# Directions for this task
Write out the full listing exactly as given, minus the images.

◇ ◇ ◇ ◇ ◇

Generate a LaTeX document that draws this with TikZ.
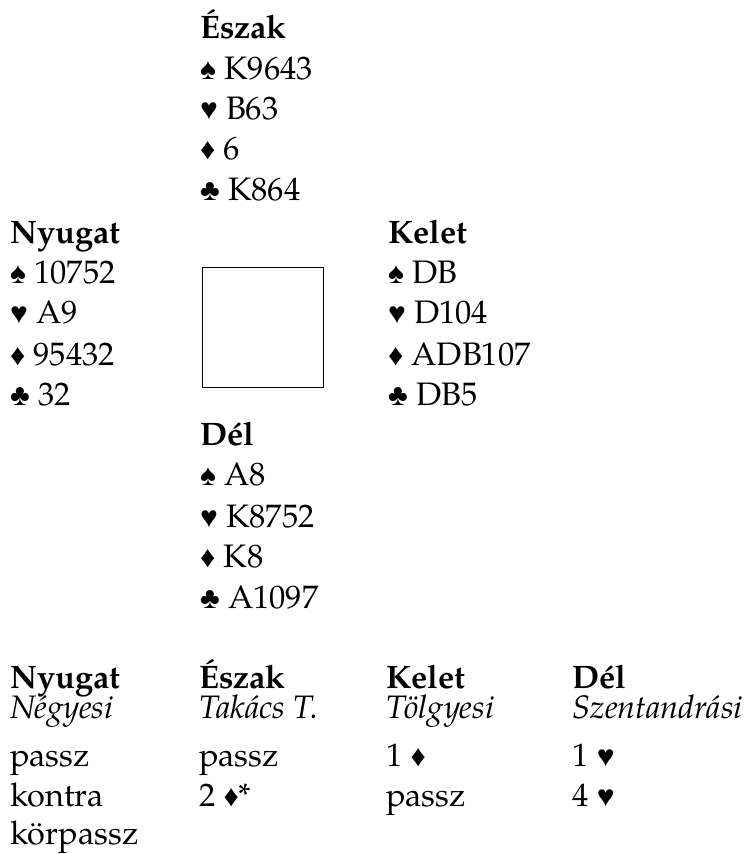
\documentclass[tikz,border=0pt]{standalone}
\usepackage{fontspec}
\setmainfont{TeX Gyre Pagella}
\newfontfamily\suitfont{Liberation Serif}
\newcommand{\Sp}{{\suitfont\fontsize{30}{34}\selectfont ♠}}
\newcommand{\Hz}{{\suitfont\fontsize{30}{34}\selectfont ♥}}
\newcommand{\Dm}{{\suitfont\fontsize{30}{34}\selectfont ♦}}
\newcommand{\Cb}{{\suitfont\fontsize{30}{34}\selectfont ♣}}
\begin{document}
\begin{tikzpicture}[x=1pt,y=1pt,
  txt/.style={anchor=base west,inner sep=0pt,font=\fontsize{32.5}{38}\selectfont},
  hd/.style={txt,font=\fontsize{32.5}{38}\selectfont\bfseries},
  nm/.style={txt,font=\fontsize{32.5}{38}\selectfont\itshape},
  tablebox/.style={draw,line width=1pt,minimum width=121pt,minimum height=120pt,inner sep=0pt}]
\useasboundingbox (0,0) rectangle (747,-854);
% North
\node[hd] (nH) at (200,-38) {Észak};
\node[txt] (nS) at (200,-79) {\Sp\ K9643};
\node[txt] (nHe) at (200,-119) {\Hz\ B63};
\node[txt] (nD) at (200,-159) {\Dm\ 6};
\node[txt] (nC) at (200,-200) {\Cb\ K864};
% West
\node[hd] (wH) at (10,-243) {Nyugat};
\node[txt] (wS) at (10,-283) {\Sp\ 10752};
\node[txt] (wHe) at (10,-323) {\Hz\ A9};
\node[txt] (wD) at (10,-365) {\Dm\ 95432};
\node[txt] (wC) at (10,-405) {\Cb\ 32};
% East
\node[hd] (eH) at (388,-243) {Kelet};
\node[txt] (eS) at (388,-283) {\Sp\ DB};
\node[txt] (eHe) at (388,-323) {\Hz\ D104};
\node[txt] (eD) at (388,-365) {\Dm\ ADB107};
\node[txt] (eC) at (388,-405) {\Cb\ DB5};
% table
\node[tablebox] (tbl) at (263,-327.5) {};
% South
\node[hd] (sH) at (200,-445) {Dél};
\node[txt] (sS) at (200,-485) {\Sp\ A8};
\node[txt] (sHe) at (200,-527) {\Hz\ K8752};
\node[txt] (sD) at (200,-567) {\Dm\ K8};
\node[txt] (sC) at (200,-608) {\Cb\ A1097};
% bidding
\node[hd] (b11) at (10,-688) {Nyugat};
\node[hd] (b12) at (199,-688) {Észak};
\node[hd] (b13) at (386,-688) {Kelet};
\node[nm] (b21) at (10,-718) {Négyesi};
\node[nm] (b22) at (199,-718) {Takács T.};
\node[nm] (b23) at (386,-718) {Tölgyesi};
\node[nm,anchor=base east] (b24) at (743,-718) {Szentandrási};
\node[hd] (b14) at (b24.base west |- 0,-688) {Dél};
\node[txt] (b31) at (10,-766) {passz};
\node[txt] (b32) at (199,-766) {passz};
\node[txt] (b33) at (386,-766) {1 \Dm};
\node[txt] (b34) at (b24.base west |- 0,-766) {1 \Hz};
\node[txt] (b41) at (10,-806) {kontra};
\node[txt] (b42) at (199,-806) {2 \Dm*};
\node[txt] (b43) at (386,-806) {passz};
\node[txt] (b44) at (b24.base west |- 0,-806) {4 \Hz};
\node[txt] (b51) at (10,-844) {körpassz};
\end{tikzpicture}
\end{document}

◇ ◇ ◇ ◇ ◇

# Response below
Generate a LaTeX document that draws this with TikZ.
\documentclass[tikz,border=0pt]{standalone}
\usepackage{fontspec}
\setmainfont{TeX Gyre Pagella}
\newfontfamily\suitfont{Liberation Serif}
\newcommand{\Sp}{{\suitfont\fontsize{30}{34}\selectfont ♠}}
\newcommand{\Hz}{{\suitfont\fontsize{30}{34}\selectfont ♥}}
\newcommand{\Dm}{{\suitfont\fontsize{30}{34}\selectfont ♦}}
\newcommand{\Cb}{{\suitfont\fontsize{30}{34}\selectfont ♣}}
\begin{document}
\begin{tikzpicture}[x=1pt,y=1pt,
  txt/.style={anchor=base west,inner sep=0pt,font=\fontsize{32.5}{38}\selectfont},
  hd/.style={txt,font=\fontsize{32.5}{38}\selectfont\bfseries},
  nm/.style={txt,font=\fontsize{32.5}{38}\selectfont\itshape},
  tablebox/.style={draw,line width=1pt,minimum width=121pt,minimum height=120pt,inner sep=0pt}]
\useasboundingbox (0,0) rectangle (747,-854);
% North
\node[hd] (nH) at (200,-38) {Észak};
\node[txt] (nS) at (200,-79) {\Sp\ K9643};
\node[txt] (nHe) at (200,-119) {\Hz\ B63};
\node[txt] (nD) at (200,-159) {\Dm\ 6};
\node[txt] (nC) at (200,-200) {\Cb\ K864};
% West
\node[hd] (wH) at (10,-243) {Nyugat};
\node[txt] (wS) at (10,-283) {\Sp\ 10752};
\node[txt] (wHe) at (10,-323) {\Hz\ A9};
\node[txt] (wD) at (10,-365) {\Dm\ 95432};
\node[txt] (wC) at (10,-405) {\Cb\ 32};
% East
\node[hd] (eH) at (388,-243) {Kelet};
\node[txt] (eS) at (388,-283) {\Sp\ DB};
\node[txt] (eHe) at (388,-323) {\Hz\ D104};
\node[txt] (eD) at (388,-365) {\Dm\ ADB107};
\node[txt] (eC) at (388,-405) {\Cb\ DB5};
% table
\node[tablebox] (tbl) at (263,-327.5) {};
% South
\node[hd] (sH) at (200,-445) {Dél};
\node[txt] (sS) at (200,-485) {\Sp\ A8};
\node[txt] (sHe) at (200,-527) {\Hz\ K8752};
\node[txt] (sD) at (200,-567) {\Dm\ K8};
\node[txt] (sC) at (200,-608) {\Cb\ A1097};
% bidding
\node[hd] (b11) at (10,-688) {Nyugat};
\node[hd] (b12) at (199,-688) {Észak};
\node[hd] (b13) at (386,-688) {Kelet};
\node[nm] (b21) at (10,-718) {Négyesi};
\node[nm] (b22) at (199,-718) {Takács T.};
\node[nm] (b23) at (386,-718) {Tölgyesi};
\node[nm,anchor=base east] (b24) at (743,-718) {Szentandrási};
\node[hd] (b14) at (b24.base west |- 0,-688) {Dél};
\node[txt] (b31) at (10,-766) {passz};
\node[txt] (b32) at (199,-766) {passz};
\node[txt] (b33) at (386,-766) {1 \Dm};
\node[txt] (b34) at (b24.base west |- 0,-766) {1 \Hz};
\node[txt] (b41) at (10,-806) {kontra};
\node[txt] (b42) at (199,-806) {2 \Dm*};
\node[txt] (b43) at (386,-806) {passz};
\node[txt] (b44) at (b24.base west |- 0,-806) {4 \Hz};
\node[txt] (b51) at (10,-844) {körpassz};
\end{tikzpicture}
\end{document}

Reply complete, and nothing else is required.